This morning Abi and I had our morning walk, hoping to get a decent one in before the rain started. In fact it’s just starting now at 3PM! Anyway, it turned into a five mile trek, taking in the stretch of the former Waverley between Brunthill and Parkhouse Halt.
Although the track was removed from this section in 1971, this section of the route as far as as Longtown was retained after closure of the main line so that the goods yard at Longtown and the MoD munitions depot there could be served by rail. This arrangement ended when the single line section from Longtown to Mossband on the WCML was re-signalled to allow trains to use it in both directions.
This was achieved in September 1970, after which the section beyond Brunthill was closed and dismantled, the trackbed quickly being breached thereafter by the new dual carriageway A74. Some speculation persists that the route was closed partly to remove the necessity of building a bridge to take the road over the railway, that period being one where the railways were believed (in the UK) to be in terminal decline in the face of the all-conquering car culture.
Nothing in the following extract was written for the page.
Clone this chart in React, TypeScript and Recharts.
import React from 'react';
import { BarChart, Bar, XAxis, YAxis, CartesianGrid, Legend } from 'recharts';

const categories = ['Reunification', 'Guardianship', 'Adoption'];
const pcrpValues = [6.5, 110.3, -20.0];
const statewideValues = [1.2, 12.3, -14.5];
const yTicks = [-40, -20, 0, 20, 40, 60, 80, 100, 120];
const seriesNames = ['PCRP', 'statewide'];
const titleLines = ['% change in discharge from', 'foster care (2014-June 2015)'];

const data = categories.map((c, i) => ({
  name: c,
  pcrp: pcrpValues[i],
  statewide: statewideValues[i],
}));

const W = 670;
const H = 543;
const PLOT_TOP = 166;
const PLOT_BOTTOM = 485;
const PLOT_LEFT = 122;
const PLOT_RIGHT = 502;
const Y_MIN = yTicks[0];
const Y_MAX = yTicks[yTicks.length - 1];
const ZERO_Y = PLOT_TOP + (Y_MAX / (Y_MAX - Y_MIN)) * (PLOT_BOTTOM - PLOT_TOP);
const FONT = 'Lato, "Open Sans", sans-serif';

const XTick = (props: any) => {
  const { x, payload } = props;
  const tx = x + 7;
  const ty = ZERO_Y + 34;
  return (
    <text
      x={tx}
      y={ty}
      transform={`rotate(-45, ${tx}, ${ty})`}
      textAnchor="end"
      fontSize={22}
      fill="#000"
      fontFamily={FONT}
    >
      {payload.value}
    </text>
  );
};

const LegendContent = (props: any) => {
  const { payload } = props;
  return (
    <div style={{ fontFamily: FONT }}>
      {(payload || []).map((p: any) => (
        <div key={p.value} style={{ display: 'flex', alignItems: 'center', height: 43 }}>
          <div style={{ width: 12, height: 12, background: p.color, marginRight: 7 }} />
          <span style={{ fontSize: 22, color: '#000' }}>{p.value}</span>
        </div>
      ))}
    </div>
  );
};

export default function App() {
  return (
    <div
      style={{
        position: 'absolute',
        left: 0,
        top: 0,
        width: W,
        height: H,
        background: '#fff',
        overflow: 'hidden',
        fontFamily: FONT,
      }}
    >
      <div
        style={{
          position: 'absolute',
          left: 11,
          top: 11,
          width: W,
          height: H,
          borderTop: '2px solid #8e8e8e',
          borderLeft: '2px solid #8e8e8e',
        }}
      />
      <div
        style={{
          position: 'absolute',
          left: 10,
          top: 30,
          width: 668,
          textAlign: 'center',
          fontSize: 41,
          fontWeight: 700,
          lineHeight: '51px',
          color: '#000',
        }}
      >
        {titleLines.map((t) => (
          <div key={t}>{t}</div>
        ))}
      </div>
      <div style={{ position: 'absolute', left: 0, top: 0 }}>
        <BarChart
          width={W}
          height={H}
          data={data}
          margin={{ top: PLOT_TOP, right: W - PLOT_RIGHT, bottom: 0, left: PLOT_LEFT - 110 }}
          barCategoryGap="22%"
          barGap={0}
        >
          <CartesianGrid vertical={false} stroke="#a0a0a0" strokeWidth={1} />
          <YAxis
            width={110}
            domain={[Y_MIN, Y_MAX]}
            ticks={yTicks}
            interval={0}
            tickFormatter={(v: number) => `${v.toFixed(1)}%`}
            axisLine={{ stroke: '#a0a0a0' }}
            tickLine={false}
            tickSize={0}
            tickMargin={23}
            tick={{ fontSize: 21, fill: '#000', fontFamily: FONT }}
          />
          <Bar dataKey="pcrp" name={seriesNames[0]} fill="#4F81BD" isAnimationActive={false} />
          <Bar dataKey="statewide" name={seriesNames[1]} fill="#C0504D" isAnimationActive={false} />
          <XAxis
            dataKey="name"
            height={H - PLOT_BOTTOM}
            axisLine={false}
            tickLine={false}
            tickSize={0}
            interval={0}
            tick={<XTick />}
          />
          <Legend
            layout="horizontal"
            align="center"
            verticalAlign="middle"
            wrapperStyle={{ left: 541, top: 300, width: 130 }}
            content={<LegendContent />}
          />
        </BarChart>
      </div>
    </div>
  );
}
The route is now a pleasant walking trail much loved by the area’s dog population but if you look closely you can see many relics of the railway.
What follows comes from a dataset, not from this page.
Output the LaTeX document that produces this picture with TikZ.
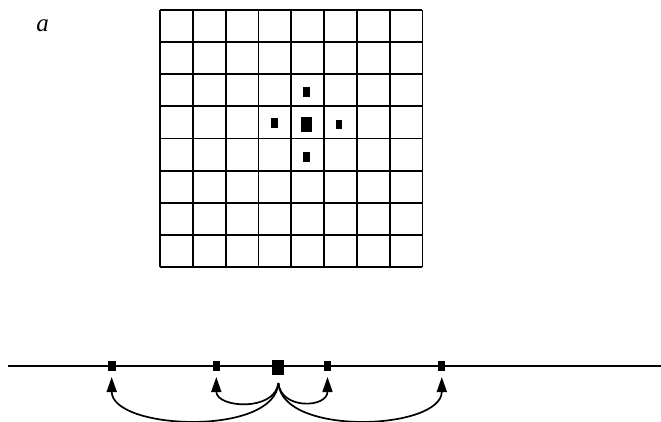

Such remnants include the old ballast bin, the posts of an erstwhile occupation crossing, the base of an old Stephens and Co. lattice signal post and the last vestiges of the up platform
at Parkhouse Halt. This was commissioned in the late 1930s to serve the cluster of nearby Air Ministry establishments, collectively known as RAF No14 Maintenance Unit.
As a matter of fact, even after the orgy of closure and demolition that followed the route’s closure in 1969, a section was retained to serve 14MU and remains to serve a privately owned freight terminal which was set up when the RAF abandoned the site in 1997.
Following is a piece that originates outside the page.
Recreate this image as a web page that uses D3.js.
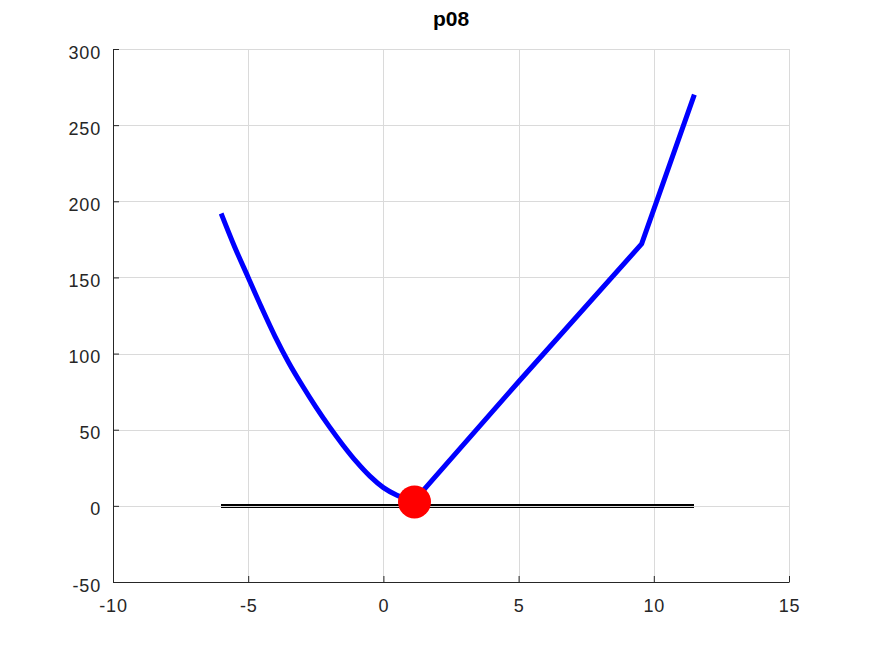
<!DOCTYPE html>
<html>
<head>
<meta charset="utf-8">
<script src="https://cdn.jsdelivr.net/npm/d3@7"></script>
<style>
    body { margin: 0; background: #fff; }
    text { font-family: "Liberation Sans", Arial, sans-serif; fill: #262626; }
</style>
</head>
<body>
<div id="chart"></div>
<script>
var title = 'p08';

// values
var curveX = [-6, -5.5, -5, -4.5, -4, -3.5, -3, -2.5, -2, -1.5, -1, -0.5, 0, 0.5, 1.15, 1.54, 5, 9.55, 11.5];
var curveY = [192, 170, 150, 130, 111, 94, 79, 65, 52, 40, 29, 19.5, 12, 7, 3, 11.5, 81.5, 172, 270];

var refLineX = [-6, 11.5];
var refLineY = [0.6, -1.05];

var pointX = [1.15];
var pointY = [2.6];

var xTicks = [-10, -5, 0, 5, 10, 15];
var yTicks = [-50, 0, 50, 100, 150, 200, 250, 300];

var width = 872;
var height = 654;
var margin = {top: 49, right: 83, bottom: 72, left: 113};
var plotW = width - margin.left - margin.right;
var plotH = height - margin.top - margin.bottom;

var svg = d3.select('#chart').append('svg')
    .attr('width', width)
    .attr('height', height);

var x = d3.scaleLinear().domain([-10, 15]).range([0, plotW]);
var y = d3.scaleLinear().domain([-50, 300]).range([plotH, 0]);

var g = svg.append('g')
    .attr('transform', 'translate(' + margin.left + ',' + margin.top + ')');

/**
 * Grid lines at every tick, light grey.
 */
g.append('g')
        .attr('class', 'grid x')
    .selectAll('line')
        .data(xTicks)
    .enter().append('line')
        .attr('x1', function (d) { return Math.round(x(d)) + 0.5; })
        .attr('x2', function (d) { return Math.round(x(d)) + 0.5; })
        .attr('y1', 0)
        .attr('y2', plotH)
        .style('stroke', '#dadada')
        .style('stroke-width', 1);

g.append('g')
        .attr('class', 'grid y')
    .selectAll('line')
        .data(yTicks)
    .enter().append('line')
        .attr('x1', 0)
        .attr('x2', plotW)
        .attr('y1', function (d) { return Math.round(y(d)) + 0.5; })
        .attr('y2', function (d) { return Math.round(y(d)) + 0.5; })
        .style('stroke', '#dadada')
        .style('stroke-width', 1);

// axes: only left and bottom, ticks pointing inward, plain hyphen minus
var fmt = function (d) { return String(d); };
var xAxis = d3.axisBottom(x).tickValues(xTicks).tickFormat(fmt)
    .tickSizeInner(-6).tickSizeOuter(0).tickPadding(12);
var yAxis = d3.axisLeft(y).tickValues(yTicks).tickFormat(fmt)
    .tickSizeInner(-6).tickSizeOuter(0).tickPadding(12);

var gx = g.append('g')
    .attr('transform', 'translate(0,' + plotH + ')')
    .call(xAxis);

var gy = g.append('g')
    .call(yAxis);

[gx, gy].forEach(function (ax) {
    ax.select('.domain').style('stroke', '#262626');
    ax.selectAll('.tick line').style('stroke', '#262626');
    ax.selectAll('.tick text')
        .style('font-family', '"Liberation Sans", Arial, sans-serif')
        .style('font-size', '18px')
        .style('letter-spacing', '0.8px')
        .style('fill', '#262626');
});
gx.selectAll('.tick text').attr('dy', '1em');
gy.selectAll('.tick text').attr('dy', '0.5em');

// horizontal reference lines
g.append('g')
        .attr('class', 'ref')
    .selectAll('line')
        .data(refLineY)
    .enter().append('line')
        .attr('x1', x(refLineX[0]))
        .attr('x2', x(refLineX[1]))
        .attr('y1', function (d) { return y(d); })
        .attr('y2', function (d) { return y(d); })
        .style('stroke', '#000')
        .style('stroke-width', function (d, i) { return i === 0 ? 2 : 1; })
        .style('shape-rendering', 'crispEdges');

// the blue curve: smooth bowl on the left, straight pieces on the right
var pts = d3.zip(curveX, curveY);
var split = curveX.indexOf(pointX[0]);

var smooth = d3.line()
    .curve(d3.curveMonotoneX)
    .x(function (d) { return x(d[0]); })
    .y(function (d) { return y(d[1]); });

var straight = d3.line()
    .x(function (d) { return x(d[0]); })
    .y(function (d) { return y(d[1]); });

[[smooth, pts.slice(0, split + 1)], [straight, pts.slice(split)]].forEach(function (part) {
    g.append('path')
        .datum(part[1])
        .attr('d', part[0])
        .style('fill', 'none')
        .style('stroke', '#0000ff')
        .style('stroke-width', 5)
        .style('stroke-linejoin', 'round');
});

// red marker
g.append('g')
    .selectAll('circle')
        .data(d3.zip(pointX, pointY))
    .enter().append('circle')
        .attr('cx', function (d) { return x(d[0]); })
        .attr('cy', function (d) { return y(d[1]); })
        .attr('r', 16.5)
        .style('fill', '#ff0000');

svg.append('text')
    .attr('x', margin.left + plotW / 2)
    .attr('y', 26)
    .attr('text-anchor', 'middle')
    .style('font-size', '21px')
    .style('font-weight', 'bold')
    .style('fill', '#000')
    .text(title);
</script>
</body>
</html>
The terminal has recently been very busy handling bulk cement on behalf of Lafarge.
This morning was no exception as we passed and this post is dedicated to this little ember of a great railway that has glowed on long enough to see its parent line burst into life again.
I doubt we’ll see fast trains along this way again though as it will be much easier to modify the Longtown-Mossband section.
Still, from the new bypass, the remaining section still looks a bit like a mainline!